A 20% carry is equivalent to two different economic arrangements:  (1) an at the money call option to acquire 20% of the capital of the fund, or (2) a nonrecourse, zero interest rate demand loan of 20% of the capital of the fund, the proceeds of which are used to buy 20% of the capital of the fund.  The "right" tax policy depends on which analogy we prefer. 

Under current law, income from the carry is both deferred and converted into capital gain, which is taxed at a lower rate. 

(1) The option approach.  If we treat carry like a call option, then income should be deferred, but then treated as ordinary income when realized.  This is how we treat non-qualified stock options in the corporate context. 

(2) The cost of capital approach.  But if we treat the carry like a loan, the proceeds of which are invested in the fund, then we get a different result.  Under the "cost of capital" method, we would tax GPs on the forgiven interest on the loan from the LPs.  Any appreciation in the value of the fund, however, would generate capital gain.  The cost of capital method reduces deferral, but preserves (in my view) an appropriate amount of conversion, reflecting the entrepreneurial risk of investing the fund. 

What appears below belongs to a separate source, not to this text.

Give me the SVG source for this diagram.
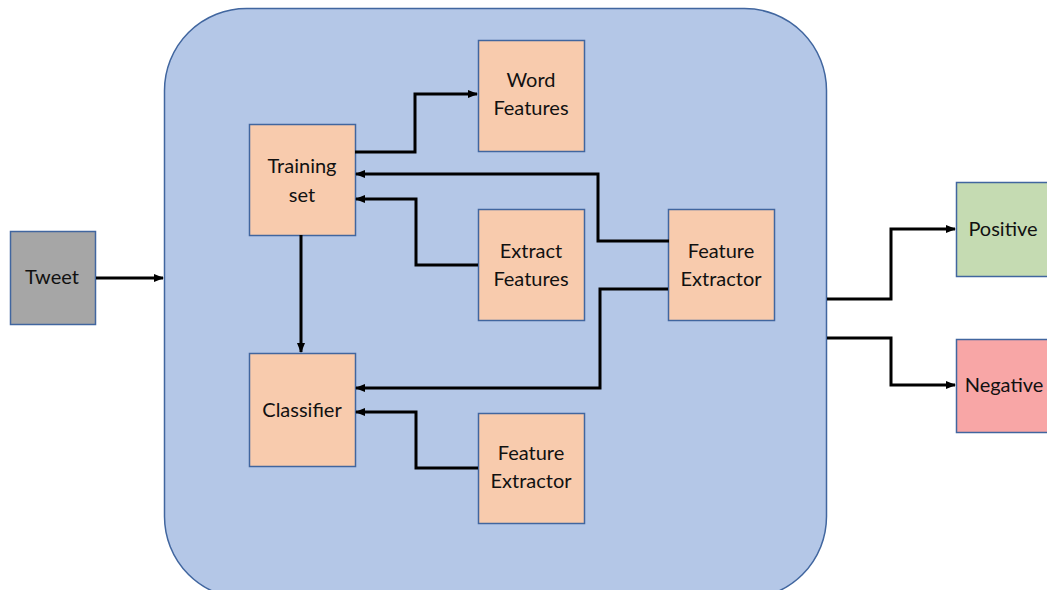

So, for example, imagine a $100 million fund with a standard 20% carry.  Each year, the GP would recognize income on 6% (or whatever the short term applicable interest rate is) times 20% carry times $100 million (the total capital in the fund).  The GP would recognize, in this case, $1.2 million of income annually, taxed at the ordinary 35% rate.  Any further appreciation in the fund, however, would generate capital gain.

I have much more to say, of course, including other reform alternatives, and detailed discussion of the pros and cons, in the full version of the paper.  I hope to have a revised version up on SSRN later tonight.